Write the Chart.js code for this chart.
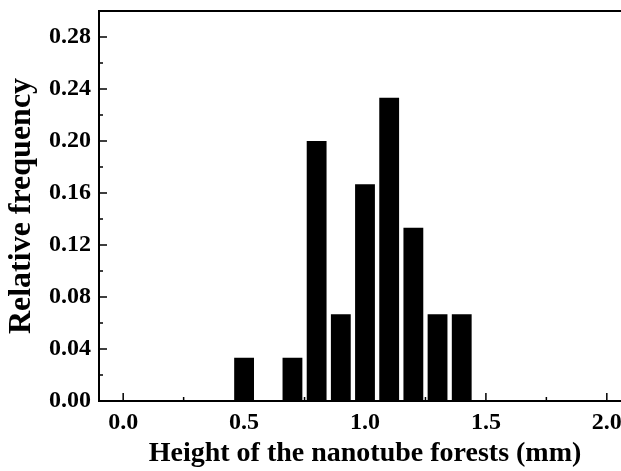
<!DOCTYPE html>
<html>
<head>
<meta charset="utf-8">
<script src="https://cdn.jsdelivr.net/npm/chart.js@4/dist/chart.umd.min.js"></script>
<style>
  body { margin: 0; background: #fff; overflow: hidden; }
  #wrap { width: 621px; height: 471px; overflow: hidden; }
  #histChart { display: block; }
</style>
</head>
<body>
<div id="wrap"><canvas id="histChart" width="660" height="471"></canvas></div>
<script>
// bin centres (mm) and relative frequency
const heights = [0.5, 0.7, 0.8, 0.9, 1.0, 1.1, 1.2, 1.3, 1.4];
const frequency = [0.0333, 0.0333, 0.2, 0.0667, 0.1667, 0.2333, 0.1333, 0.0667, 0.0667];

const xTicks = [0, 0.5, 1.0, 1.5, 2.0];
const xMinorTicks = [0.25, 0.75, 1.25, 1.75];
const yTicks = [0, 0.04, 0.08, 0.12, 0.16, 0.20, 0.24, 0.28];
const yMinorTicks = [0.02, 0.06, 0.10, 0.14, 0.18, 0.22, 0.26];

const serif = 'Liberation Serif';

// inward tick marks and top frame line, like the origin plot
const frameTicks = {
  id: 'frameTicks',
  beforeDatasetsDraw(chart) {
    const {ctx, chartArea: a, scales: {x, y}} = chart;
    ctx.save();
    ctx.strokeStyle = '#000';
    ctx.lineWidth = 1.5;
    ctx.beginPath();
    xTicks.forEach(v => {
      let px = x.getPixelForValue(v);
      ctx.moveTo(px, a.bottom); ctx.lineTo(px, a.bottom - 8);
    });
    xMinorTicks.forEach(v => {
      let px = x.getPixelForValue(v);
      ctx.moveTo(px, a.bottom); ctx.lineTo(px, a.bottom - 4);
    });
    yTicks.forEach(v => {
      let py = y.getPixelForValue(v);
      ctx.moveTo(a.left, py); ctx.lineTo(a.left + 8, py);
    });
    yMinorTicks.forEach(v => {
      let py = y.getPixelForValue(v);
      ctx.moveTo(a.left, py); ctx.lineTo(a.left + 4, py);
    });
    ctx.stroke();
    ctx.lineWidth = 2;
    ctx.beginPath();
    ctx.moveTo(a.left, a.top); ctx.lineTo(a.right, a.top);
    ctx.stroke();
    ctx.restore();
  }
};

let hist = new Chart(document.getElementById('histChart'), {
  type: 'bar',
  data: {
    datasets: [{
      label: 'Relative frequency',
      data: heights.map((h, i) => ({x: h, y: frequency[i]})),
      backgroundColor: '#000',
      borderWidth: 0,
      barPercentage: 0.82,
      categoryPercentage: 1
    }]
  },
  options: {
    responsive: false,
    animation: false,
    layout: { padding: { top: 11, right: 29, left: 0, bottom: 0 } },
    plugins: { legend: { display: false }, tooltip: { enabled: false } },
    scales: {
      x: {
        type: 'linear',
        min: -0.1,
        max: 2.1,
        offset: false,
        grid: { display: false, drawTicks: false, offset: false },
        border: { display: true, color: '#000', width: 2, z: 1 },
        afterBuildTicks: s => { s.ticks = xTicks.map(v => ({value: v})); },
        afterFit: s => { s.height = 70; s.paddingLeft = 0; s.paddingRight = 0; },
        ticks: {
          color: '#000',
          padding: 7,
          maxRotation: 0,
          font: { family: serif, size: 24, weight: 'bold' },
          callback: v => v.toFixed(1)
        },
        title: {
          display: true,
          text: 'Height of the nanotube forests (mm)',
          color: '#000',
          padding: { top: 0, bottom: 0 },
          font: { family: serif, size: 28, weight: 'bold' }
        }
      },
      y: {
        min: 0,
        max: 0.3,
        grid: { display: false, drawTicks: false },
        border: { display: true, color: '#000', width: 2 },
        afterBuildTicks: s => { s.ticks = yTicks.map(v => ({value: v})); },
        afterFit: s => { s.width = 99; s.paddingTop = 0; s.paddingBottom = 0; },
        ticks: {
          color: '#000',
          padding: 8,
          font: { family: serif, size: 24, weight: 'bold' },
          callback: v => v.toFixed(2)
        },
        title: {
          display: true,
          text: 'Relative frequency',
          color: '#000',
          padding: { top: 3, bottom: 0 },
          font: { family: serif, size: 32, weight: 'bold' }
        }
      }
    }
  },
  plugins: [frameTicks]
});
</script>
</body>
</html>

**Short task:** Ignore the images and quote every line of the listing exactly.

**Task output:**
Write the Chart.js code for this chart.
<!DOCTYPE html>
<html>
<head>
<meta charset="utf-8">
<script src="https://cdn.jsdelivr.net/npm/chart.js@4/dist/chart.umd.min.js"></script>
<style>
  body { margin: 0; background: #fff; overflow: hidden; }
  #wrap { width: 621px; height: 471px; overflow: hidden; }
  #histChart { display: block; }
</style>
</head>
<body>
<div id="wrap"><canvas id="histChart" width="660" height="471"></canvas></div>
<script>
// bin centres (mm) and relative frequency
const heights = [0.5, 0.7, 0.8, 0.9, 1.0, 1.1, 1.2, 1.3, 1.4];
const frequency = [0.0333, 0.0333, 0.2, 0.0667, 0.1667, 0.2333, 0.1333, 0.0667, 0.0667];

const xTicks = [0, 0.5, 1.0, 1.5, 2.0];
const xMinorTicks = [0.25, 0.75, 1.25, 1.75];
const yTicks = [0, 0.04, 0.08, 0.12, 0.16, 0.20, 0.24, 0.28];
const yMinorTicks = [0.02, 0.06, 0.10, 0.14, 0.18, 0.22, 0.26];

const serif = 'Liberation Serif';

// inward tick marks and top frame line, like the origin plot
const frameTicks = {
  id: 'frameTicks',
  beforeDatasetsDraw(chart) {
    const {ctx, chartArea: a, scales: {x, y}} = chart;
    ctx.save();
    ctx.strokeStyle = '#000';
    ctx.lineWidth = 1.5;
    ctx.beginPath();
    xTicks.forEach(v => {
      let px = x.getPixelForValue(v);
      ctx.moveTo(px, a.bottom); ctx.lineTo(px, a.bottom - 8);
    });
    xMinorTicks.forEach(v => {
      let px = x.getPixelForValue(v);
      ctx.moveTo(px, a.bottom); ctx.lineTo(px, a.bottom - 4);
    });
    yTicks.forEach(v => {
      let py = y.getPixelForValue(v);
      ctx.moveTo(a.left, py); ctx.lineTo(a.left + 8, py);
    });
    yMinorTicks.forEach(v => {
      let py = y.getPixelForValue(v);
      ctx.moveTo(a.left, py); ctx.lineTo(a.left + 4, py);
    });
    ctx.stroke();
    ctx.lineWidth = 2;
    ctx.beginPath();
    ctx.moveTo(a.left, a.top); ctx.lineTo(a.right, a.top);
    ctx.stroke();
    ctx.restore();
  }
};

let hist = new Chart(document.getElementById('histChart'), {
  type: 'bar',
  data: {
    datasets: [{
      label: 'Relative frequency',
      data: heights.map((h, i) => ({x: h, y: frequency[i]})),
      backgroundColor: '#000',
      borderWidth: 0,
      barPercentage: 0.82,
      categoryPercentage: 1
    }]
  },
  options: {
    responsive: false,
    animation: false,
    layout: { padding: { top: 11, right: 29, left: 0, bottom: 0 } },
    plugins: { legend: { display: false }, tooltip: { enabled: false } },
    scales: {
      x: {
        type: 'linear',
        min: -0.1,
        max: 2.1,
        offset: false,
        grid: { display: false, drawTicks: false, offset: false },
        border: { display: true, color: '#000', width: 2, z: 1 },
        afterBuildTicks: s => { s.ticks = xTicks.map(v => ({value: v})); },
        afterFit: s => { s.height = 70; s.paddingLeft = 0; s.paddingRight = 0; },
        ticks: {
          color: '#000',
          padding: 7,
          maxRotation: 0,
          font: { family: serif, size: 24, weight: 'bold' },
          callback: v => v.toFixed(1)
        },
        title: {
          display: true,
          text: 'Height of the nanotube forests (mm)',
          color: '#000',
          padding: { top: 0, bottom: 0 },
          font: { family: serif, size: 28, weight: 'bold' }
        }
      },
      y: {
        min: 0,
        max: 0.3,
        grid: { display: false, drawTicks: false },
        border: { display: true, color: '#000', width: 2 },
        afterBuildTicks: s => { s.ticks = yTicks.map(v => ({value: v})); },
        afterFit: s => { s.width = 99; s.paddingTop = 0; s.paddingBottom = 0; },
        ticks: {
          color: '#000',
          padding: 8,
          font: { family: serif, size: 24, weight: 'bold' },
          callback: v => v.toFixed(2)
        },
        title: {
          display: true,
          text: 'Relative frequency',
          color: '#000',
          padding: { top: 3, bottom: 0 },
          font: { family: serif, size: 32, weight: 'bold' }
        }
      }
    }
  },
  plugins: [frameTicks]
});
</script>
</body>
</html>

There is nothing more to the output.